Grünenthal and King’s College London collaborate to develop human induced pluripotent stem cell-based microfluidic cultures for pain research

• Dr Ramin Raouf from King's College London and Grünenthal strive to develop reliable microfluidic culture models relevant for pain research based on human induced pluripotent stem cell-derived neurons
• Grünenthal has expertise in developing human induced pluripotent stem cells towards sensory neurones and will support the lab of Dr Raouf with a total consideration of more than £350.000.

Aachen, Germany and London, England, 27 April 2023 – Grünenthal and King’s College London announced a 24 months collaboration to develop microfluidic culture (MFC) models based on human induced pluripotent stem cells (iPSCs) and tailored to pain research. The collaboration aims to build on Dr Ramin Raouf’s pioneering work on MFCs by establishing models using human iPSC-derived neurons that closely mimic the functionality of human nociceptive neurones. Grünenthal will support the lab of Dr Raouf with its competencies in characterising human iPSCs and a total consideration of more than £350.000.

The collaboration aims to address a significant need for better transational models in pain research. Traditional rodent behavioural models have frequently failed to translate into the clinical setting due to fundamental differences in molecular, cellular and genetic mechanisms of pain across species. As a result, there is a high interest in establishing pre-clinical models that can more accurately represent the conditions in the human body. Chronic pain is a considerable burden that impacts up to one in five people worldwide and is the most common reason for seeking medical help. It stresses healthcare systems and economies, while patients frequently experience limited efficacy from available medicines.

“Compared to traditional cell culture techniques, microfluidic cultures replicate more accurately the anatomy and physiology of the nervous system. Therefore, they can provide significant advantages in pre-clinical pain research”, says Dr Ramin Raouf, Lecturer in Molecular Neuroscience at King’s College London. “I believe adapting them with human iPSCs will create a transformative platform for generating translatable insights into the mechanisms of pain which will eventually contribute to reducing the attrition rate in clinical development.”

“We are delighted to join forces with Dr Ramin Raouf, a leading expert in microfluidic culture models. Taking this method to the next level may significantly enhance our understanding of how investigational medicines modulate pain”, says Jan Adams, M.D., Chief Scientific Officer Grünenthal. “As a leading company in pain research, our ambition is to play a crucial role in developing such pioneering methodologies. We aim to anchor these competencies in our organisation and to include such models in our pre-clinical repertoire.”

Grünenthal and Dr Ramin Raouf share a common research interest in neuroscience and the investigation of mechanisms of pathological pain.

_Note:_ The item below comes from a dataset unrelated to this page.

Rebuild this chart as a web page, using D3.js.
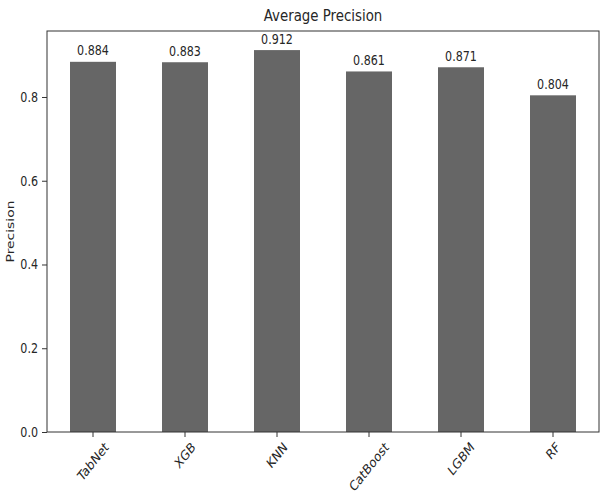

Dr Ramin Raouf is a world-leading researcher in the field of microfluidic cultures who pioneered the use of microfluidic culture models to study nociceptive neurons and established sophisticated rodent models. Grünenthal is a global leader in pain research and management and has delivered six essential treatment options for pain patients in the last decades. Today, the company is dedicated to creating the next generation of innovative non-opioid pain treatments. For R&D, Grünenthal executes a distinctive therapeutic area strategy focusing on four key pain indications: peripheral neuropathic pain, chronic post-surgical pain, chronic low back pain, and osteoarthritis.

About induced pluripotent stem cells

Induced pluripotent stem cells (iPSCs) are derived from a somatic cell that has been reprogrammed back into a pluripotent state by either introducing specific genes coding for transcription factors or adding small molecules that regulate cell identity. Those iPSCs can be differentiated into different cell types with unique characters, including peripheral sensory neurons.

About microfluidic cultures

Microfluidic devices are compartmentalised chips consisting of different chambers, sometimes called ´lab on a chip´ or ‘tissue chips’, allowing cell-to-cell contact via a series of connecting channels. Microfluidic cultures are used in this present collaboration to investigate the effects of analgesic compounds on different cellular compartments of the pain-sensing neuronal network, as well as the communication between neurons involved in pathological pain signalling.